- 1 pound (lean) ground chicken
- 1 egg
- 1/2 cup whole-wheat bread crumbs or almond flour
- 1 tablespoon Red Pepper powder or flakes, (Korean or Asian recommended)
- 1/2 cup green onions, finely diced
- 2 teaspoons garlic powder
- 2 teaspoons fresh or powdered ginger
- ¾ teaspoon kosher salt
- 3 tablespoons honey
- 3 tablespoons apple cider vinegar
- 3 tablespoons tamari or low-sodium soy sauce
- 1 tablespoon sesame seeds
- 2 tablespoons fresh cilantro, chopped
- Preheat oven to 350 degrees.
- In a large bowl, mix together ground chicken, egg, bread crumbs, red pepper flakes, green onions, garlic powder, ginger, and salt. Set aside for 15 minutes to allow the breadcrumbs to expand, then roll into 1″ balls. Place on a parchment-lined baking sheet and bake for 18-22 minutes, or just until the center of each meatball is cooked. Transfer meatballs to a large skillet.

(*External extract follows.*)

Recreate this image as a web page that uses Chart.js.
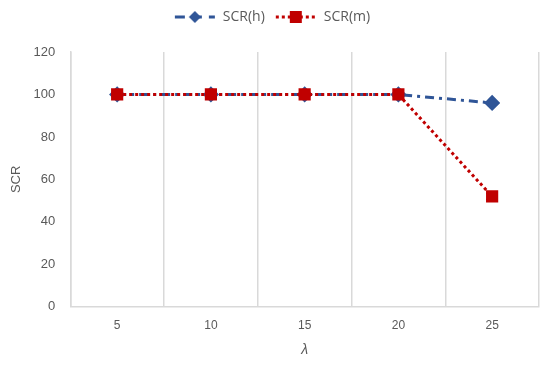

- In a small bowl, whisk together honey, vinegar, and tamari. Drizzle over meatballs. Cover skillet and turn stove to medium heat, stirring every 2-3 minutes as needed to keep the meatballs from sticking to the bottom of the pan. Cook just until the mixture begins to steam. Remove from heat, sprinkle with sesame seeds and cilantro.
- Serve meatballs immediately and enjoy!